The rematch at UFC 148 in July 2012 went the opposite direction. Silva weathered Sonnen's opening pressure, broke his nose with a clinch knee in round 2, and finished him with strikes from top position.
The decline
Silva's post-Weidman career was uneven. He returned at UFC 183 in January 2015 against Nick Diaz, winning a unanimous decision that was overturned to a No Contest after both fighters tested positive (Silva for steroids drostanolone and androstane, Diaz for marijuana).
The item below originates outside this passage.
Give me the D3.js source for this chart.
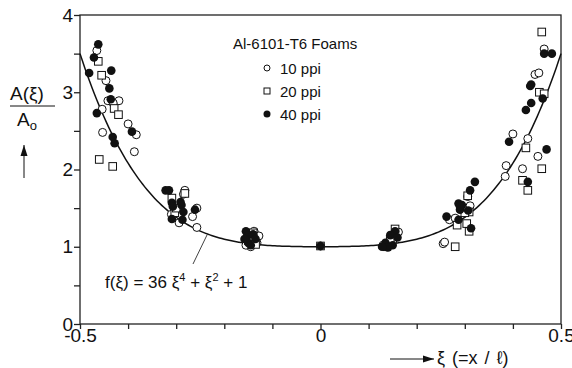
<!DOCTYPE html>
<html>
<head>
<meta charset="utf-8">
<script src="https://cdn.jsdelivr.net/npm/d3@7"></script>
<style>
  body { margin: 0; background: #fff; }
  text { font-family: "Liberation Sans", Arial, Helvetica, sans-serif; fill: #111; }
</style>
</head>
<body>
<svg id="chart" width="572" height="368"></svg>
<script>
// [xi, A(xi)/Ao]
const ppi10 = [
  [-0.465, 3.54], [-0.446, 3.15], [-0.442, 2.89], [-0.419, 2.89], [-0.431, 2.86],
  [-0.454, 2.78], [-0.400, 2.59], [-0.383, 2.45], [-0.453, 2.48], [-0.387, 2.23],
  [-0.282, 1.73], [-0.285, 1.68], [-0.302, 1.48], [-0.257, 1.50], [-0.266, 1.39],
  [-0.294, 1.31], [-0.257, 1.25], [-0.310, 1.42],
  [-0.138, 1.20], [-0.128, 1.14], [-0.145, 1.00], [-0.132, 1.05], [-0.155, 1.02],
  [0, 1.01],
  [0.162, 1.19], [0.150, 1.06], [0.130, 1.02],
  [0.306, 1.65], [0.311, 1.53], [0.268, 1.35], [0.280, 1.37], [0.255, 1.04], [0.258, 1.06],
  [0.384, 1.91], [0.465, 3.56], [0.446, 3.23], [0.454, 3.25], [0.400, 2.46],
  [0.431, 2.40], [0.452, 2.17], [0.386, 2.05], [0.420, 2.01]
];
const ppi20 = [
  [-0.462, 3.40], [-0.455, 3.22], [-0.429, 2.79], [-0.420, 2.71], [-0.460, 2.13], [-0.432, 2.04],
  [-0.282, 1.69], [-0.309, 1.63], [-0.303, 1.44], [-0.300, 1.50],
  [-0.140, 1.18], [-0.150, 1.08], [-0.135, 1.03],
  [0, 1.01],
  [0.155, 1.23], [0.145, 1.08], [0.138, 1.00],
  [0.306, 1.66], [0.309, 1.45], [0.284, 1.28], [0.304, 1.30], [0.309, 1.20], [0.280, 1.00], [0.300, 1.44],
  [0.460, 3.78], [0.455, 3.00], [0.465, 2.98], [0.427, 2.28], [0.460, 2.01], [0.420, 1.86], [0.431, 1.73]
];
const ppi40 = [
  [-0.462, 3.62], [-0.471, 3.45], [-0.481, 3.25], [-0.435, 3.28], [-0.439, 3.05],
  [-0.436, 2.91], [-0.465, 2.73], [-0.392, 2.49], [-0.432, 2.42], [-0.428, 2.34],
  [-0.322, 1.73], [-0.315, 1.73], [-0.309, 1.57], [-0.291, 1.58], [-0.289, 1.54],
  [-0.307, 1.52], [-0.285, 1.45], [-0.261, 1.48], [-0.309, 1.36], [-0.287, 1.35],
  [-0.155, 1.20], [-0.152, 1.14], [-0.140, 1.16], [-0.150, 1.05], [-0.135, 1.10],
  [-0.158, 1.10], [-0.145, 1.02],
  [0, 1.01],
  [0.155, 1.20], [0.145, 1.15], [0.135, 1.05], [0.150, 1.02], [0.140, 0.99], [0.160, 1.12], [0.128, 1.00],
  [0.321, 1.84], [0.311, 1.73], [0.287, 1.56], [0.294, 1.54], [0.290, 1.48], [0.307, 1.47],
  [0.262, 1.39], [0.287, 1.35], [0.313, 1.24], [0.290, 1.52],
  [0.465, 3.50], [0.481, 3.50], [0.438, 3.10], [0.436, 3.08], [0.462, 2.92],
  [0.438, 2.86], [0.427, 2.77], [0.392, 2.36], [0.470, 2.26], [0.431, 1.84]
];

const xTicks = [-0.5, -0.4, -0.3, -0.2, -0.1, 0, 0.1, 0.2, 0.3, 0.4, 0.5];
const xLabels = [-0.5, 0, 0.5];
const yTicks = [0, 0.5, 1, 1.5, 2, 2.5, 3, 3.5, 4];
const yLabels = [0, 1, 2, 3, 4];
const legendItems = ['10 ppi', '20 ppi', '40 ppi'];

// fitted curve f(xi) = 36 xi^4 + xi^2 + 1
const fit = (xi) => 36 * xi ** 4 + xi ** 2 + 1;

const svg = d3.select('#chart');
const x = d3.scaleLinear().domain([-0.5, 0.5]).range([80, 561]);
const y = d3.scaleLinear().domain([0, 4]).range([324, 15]);

svg.append('defs')
  .append('marker')
  .attr('id', 'arrow')
  .attr('viewBox', '0 0 10 10')
  .attr('refX', 10)
  .attr('refY', 5)
  .attr('markerWidth', 11)
  .attr('markerHeight', 11)
  .attr('markerUnits', 'userSpaceOnUse')
  .attr('orient', 'auto')
  .append('path')
  .attr('d', 'M0,1.8L10,5L0,8.2z')
  .attr('fill', '#111');

// frame
svg.append('rect')
  .attr('x', x(-0.5))
  .attr('y', y(4))
  .attr('width', x(0.5) - x(-0.5))
  .attr('height', y(0) - y(4))
  .attr('fill', 'none')
  .attr('stroke', '#222')
  .attr('stroke-width', 1.3);

const xAxis = svg.append('g')
  .attr('transform', `translate(0,${y(0)})`)
  .call(d3.axisBottom(x).tickValues(xTicks).tickSize(5)
    .tickFormat((d) => (xLabels.includes(d) ? d3.format('')(d).replace('−', '-') : '')));

const yAxis = svg.append('g')
  .attr('transform', `translate(${x(-0.5)},0)`)
  .call(d3.axisLeft(y).tickValues(yTicks).tickSize(6)
    .tickFormat((d) => (yLabels.includes(d) ? d : '')));

[xAxis, yAxis].forEach((g) => {
  g.select('.domain').remove();
  g.selectAll('line').attr('stroke', '#222').attr('stroke-width', 1.3);
  g.selectAll('text')
    .attr('fill', '#111')
    .style('font-family', '"Liberation Sans", Arial, sans-serif')
    .style('font-size', '19px');
});
xAxis.selectAll('text').attr('dy', '0.55em');
yAxis.selectAll('text').attr('x', -7);

// curve
svg.append('path')
  .datum(d3.range(-0.5, 0.5001, 0.005))
  .attr('fill', 'none')
  .attr('stroke', '#111')
  .attr('stroke-width', 1.5)
  .attr('d', d3.line().x((d) => x(d)).y((d) => y(fit(d))));

// points
svg.append('g')
  .selectAll('circle')
  .data(ppi10)
  .join('circle')
  .attr('cx', (d) => x(d[0]))
  .attr('cy', (d) => y(d[1]))
  .attr('r', 4)
  .attr('fill', '#fff')
  .attr('stroke', '#111')
  .attr('stroke-width', 1);

svg.append('g')
  .selectAll('rect')
  .data(ppi20)
  .join('rect')
  .attr('x', (d) => x(d[0]) - 3.8)
  .attr('y', (d) => y(d[1]) - 3.8)
  .attr('width', 7.6)
  .attr('height', 7.6)
  .attr('fill', '#fff')
  .attr('stroke', '#111')
  .attr('stroke-width', 1);

svg.append('g')
  .selectAll('circle')
  .data(ppi40)
  .join('circle')
  .attr('cx', (d) => x(d[0]))
  .attr('cy', (d) => y(d[1]))
  .attr('r', 4.3)
  .attr('fill', '#111');

// legend
const legend = svg.append('g').attr('transform', 'translate(233,49)');
legend.append('text').attr('x', 0).attr('y', 0).style('font-size', '15px').text('Al-6101-T6 Foams');
legendItems.forEach((label, i) => {
  const row = legend.append('g').attr('transform', `translate(34,${19 + i * 23})`);
  if (i === 0) row.append('circle').attr('r', 3).attr('fill', '#fff').attr('stroke', '#111');
  if (i === 1) row.append('rect').attr('x', -3).attr('y', -3).attr('width', 6).attr('height', 6)
    .attr('fill', '#fff').attr('stroke', '#111');
  if (i === 2) row.append('circle').attr('r', 3.5).attr('fill', '#111');
  row.append('text').attr('x', 13).attr('y', 5.5).style('font-size', '15px').text(label);
});

// y label: A(xi) / Ao with arrow
svg.append('text').attr('x', 10).attr('y', 100).style('font-size', '19px').text('A(ξ)');
svg.append('line').attr('x1', 10).attr('x2', 55).attr('y1', 106).attr('y2', 106)
  .attr('stroke', '#111').attr('stroke-width', 1);
const ao = svg.append('text').attr('x', 17).attr('y', 126).style('font-size', '19px');
ao.append('tspan').text('A');
ao.append('tspan').attr('dy', 4).style('font-size', '13px').text('o');
svg.append('line').attr('x1', 24).attr('x2', 24).attr('y1', 178).attr('y2', 145)
  .attr('stroke', '#111').attr('stroke-width', 1).attr('marker-end', 'url(#arrow)');

// x label with arrow
svg.append('line').attr('x1', 390).attr('x2', 434).attr('y1', 359).attr('y2', 359)
  .attr('stroke', '#111').attr('stroke-width', 1).attr('marker-end', 'url(#arrow)');
svg.append('text').attr('x', 437).attr('y', 364).style('font-size', '18px').style('word-spacing', '2px')
  .text('ξ (=x / ℓ)');

// fit annotation
svg.append('line').attr('x1', 193).attr('x2', 207).attr('y1', 264).attr('y2', 235)
  .attr('stroke', '#111').attr('stroke-width', 0.8);
const note = svg.append('text').attr('x', 105).attr('y', 288).style('font-size', '17px');
note.append('tspan').text('f(ξ) = 36 ξ');
note.append('tspan').attr('dy', -7).style('font-size', '11px').text('4');
note.append('tspan').attr('dy', 7).text(' + ξ');
note.append('tspan').attr('dy', -7).style('font-size', '11px').text('2');
note.append('tspan').attr('dy', 7).text(' + 1');
</script>
</body>
</html>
He fought five more times in the UFC with mixed results — losses to Daniel Cormier (light heavyweight) and Israel Adesanya, a win over Derek Brunson, and a TKO loss to Uriah Hall in his final UFC bout in October 2020.
After leaving the UFC, Silva had a successful boxing career — wins over Julio Cesar Chavez Jr. and Tito Ortiz (Triller boxing) — before transitioning to celebrity boxing exhibitions in 2023 and beyond.
What he changed
Before Anderson Silva, the dominant model of MMA striking was Muay Thai pressure plus boxing combinations. After Silva, every middleweight had to account for front-kick KOs, lead-leg side kicks, Matrix-style head movement, and the possibility that the most dangerous striker in the cage was the calm one in the back-foot stance.
His influence on modern striking is visible in Israel Adesanya's game plans (Adesanya was candid about studying Silva film for years), in Lyoto Machida's karate-distance work, and in the proliferation of front-kick attempts at middleweight and welterweight. He set the ceiling for what a striker could accomplish in the cage, and a generation of fighters has been chasing that ceiling ever since.